Sabiá Agroecological Development Center is a non-profit organization founded on July 9, 1993, by farmers, technicians, and academics motivated to combat hunger in the Northeast region of Brazil by strengthening family farming and agroecology. In Latin America’s semi-arid regions, climate change threatens water, food and life. Agroecology and rainwater harvesting empower communities to lead dignified, resilient climate solutions.
Located in the state of Pernambuco, the Sabiá Center has its headquarters in Recife, as well as three regional offices strategically located in the Zona da Mata, Agreste, and Sertão regions, ensuring a strong territorial presence to develop projects focused on the semi-arid region, in the Caatinga biome, but also in the Mata Sul and Recife Metropolitan Region, in the Atlantic Forest biome, with urban agriculture.
We work to strengthen agroecology as a strategy to tackle the climate emergency and promote social justice, with a focus on food and nutritional sovereignty and security for people living in rural areas, forests, and waters. All of our work is structured around technical and educational advisory services for farming families, their organizations, and vulnerable individuals, such as women, rural youth, and traditional peoples and communities.
Over more than thirty years of operation, Sabiá has implemented more than 150 socio-productive inclusion projects and actions focused on food production, territorial markets, and public policies, structuring agrobiodiversity seed networks and solidarity revolving funds. There are more than 15,000 farming families, with a portfolio that covers social and climate adaptation technologies such as consumption and production cisterns, underground dams, ecological stoves, gray water reuse, biodigesters, as well as technical assistance for family farmers in the area of productive agroecological backyards, biodiverse agroforestry systems, and agroecological animal husbandry. We work with participatory methodologies, ensuring autonomy and leadership for farming families in the execution of projects.

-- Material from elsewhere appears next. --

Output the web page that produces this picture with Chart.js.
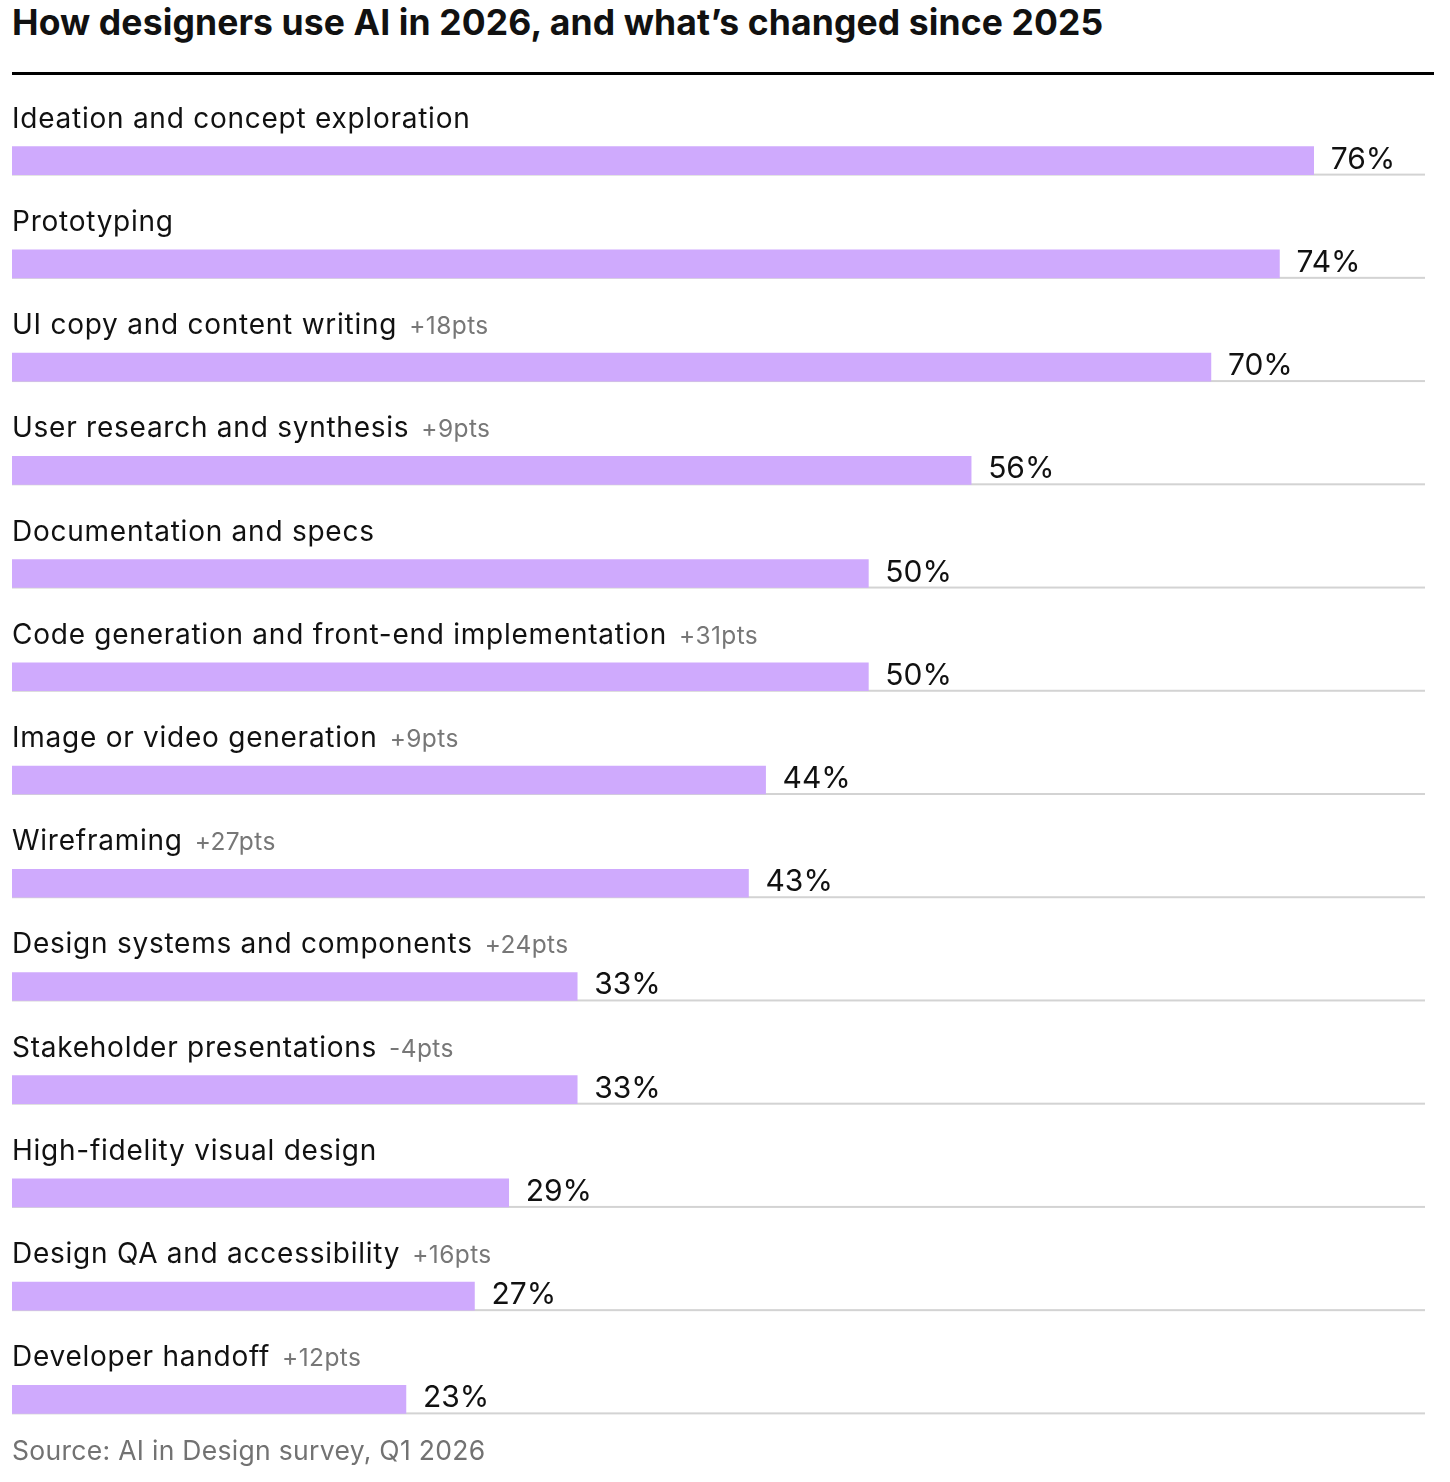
<!DOCTYPE html>
<html>
<head>
<meta charset="utf-8">
<script src="https://cdn.jsdelivr.net/npm/chart.js@4/dist/chart.umd.min.js"></script>
<style>
  html, body { margin: 0; padding: 0; background: #fff; }
  #wrap { position: relative; width: 1450px; height: 1482px; }
  #wrap canvas { position: absolute; left: 0; top: 0; }
  h1 {
    position: absolute; left: 12px; top: 1px; margin: 0;
    font: 700 35.5px Inter, sans-serif; letter-spacing: 0.12px; color: #111;
    white-space: nowrap;
  }
  #rule { position: absolute; left: 12px; top: 72px; width: 1422px; height: 3px; background: #000; }
  #source {
    position: absolute; left: 12px; top: 1434px; margin: 0;
    font: 400 26.5px Inter, sans-serif; letter-spacing: 0.3px; color: #727272; white-space: nowrap;
  }
</style>
</head>
<body>
<div id="wrap">
  <h1>How designers use AI in 2026, and what’s changed since 2025</h1>
  <div id="rule"></div>
  <canvas id="chart"></canvas>
  <p id="source">Source: AI in Design survey, Q1 2026</p>
</div>
<script>
const categories = [
  'Ideation and concept exploration',
  'Prototyping',
  'UI copy and content writing',
  'User research and synthesis',
  'Documentation and specs',
  'Code generation and front-end implementation',
  'Image or video generation',
  'Wireframing',
  'Design systems and components',
  'Stakeholder presentations',
  'High-fidelity visual design',
  'Design QA and accessibility',
  'Developer handoff'
];
const values = [76, 74, 70, 56, 50, 50, 44, 43, 33, 33, 29, 27, 23];
const changes = ['', '', '+18pts', '+9pts', '', '+31pts', '+9pts', '+27pts', '+24pts', '-4pts', '', '+16pts', '+12pts'];

const BAR_H = 28;

// gray track under each bar, plus the row labels and value labels
const rowDecor = {
  id: 'rowDecor',
  beforeDatasetsDraw(chart) {
    const ctx = chart.ctx;
    const area = chart.chartArea;
    const meta = chart.getDatasetMeta(0);
    ctx.save();
    ctx.fillStyle = '#d3d3d3';
    meta.data.forEach(bar => {
      const bottom = bar.y + BAR_H / 2;
      ctx.fillRect(area.left, bottom - 1, area.right - area.left, 2);
    });
    ctx.restore();
  },
  afterDatasetsDraw(chart) {
    const ctx = chart.ctx;
    const area = chart.chartArea;
    const meta = chart.getDatasetMeta(0);
    ctx.save();
    ctx.textBaseline = 'alphabetic';
    meta.data.forEach((bar, i) => {
      const top = bar.y - BAR_H / 2;
      const bottom = bar.y + BAR_H / 2;
      ctx.font = '400 28px Inter, sans-serif';
      ctx.letterSpacing = '0.75px';
      ctx.fillStyle = '#111';
      ctx.fillText(categories[i], area.left, top - 19);
      if (changes[i]) {
        const w = ctx.measureText(categories[i]).width;
        ctx.font = '400 24.5px Inter, sans-serif';
        ctx.letterSpacing = '0.4px';
        ctx.fillStyle = '#777';
        ctx.fillText(changes[i], area.left + w + 12, top - 19);
      }
      ctx.font = '400 30px Inter, sans-serif';
      ctx.letterSpacing = '0px';
      ctx.fillStyle = '#111';
      ctx.fillText(values[i] + '%', bar.x + 17, bottom - 6);
    });
    ctx.restore();
  }
};

new Chart(document.getElementById('chart'), {
  type: 'bar',
  data: {
    labels: categories,
    datasets: [{
      data: values,
      backgroundColor: '#cfaafd',
      borderWidth: 0,
      barThickness: BAR_H
    }]
  },
  options: {
    indexAxis: 'y',
    responsive: true,
    maintainAspectRatio: false,
    animation: false,
    layout: { padding: { left: 12, right: 25, top: 109, bottom: 31 } },
    scales: {
      x: { min: 0, max: 82.5, display: false },
      y: { display: false }
    },
    plugins: {
      legend: { display: false },
      tooltip: { enabled: false }
    }
  },
  plugins: [rowDecor]
});
</script>
</body>
</html>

The institutional team is composed of about 40 professionals from different areas of expertise, including technical and administrative staff, distributed among the offices, supported by a solid infrastructure that includes our own fleet of vehicles, computers, cloud network, and territorial data collection and analysis systems. This structure allows us to guarantee qualified monitoring of Family Agricultural Production Units (UFPA) based on the principles of agroecology and popular education.
Through its active and leading participation in national and international networks and coalitions, Centro Sabiá has linked the impacts of its work to global agendas, such as climate adaptation and the growth of hunger, especially looking at biomes such as the Caatinga, which has historically been invisible in the climate arena. We are international observers at the Climate and Desertification COP, which has placed us in strategic positions for multilevel political advocacy.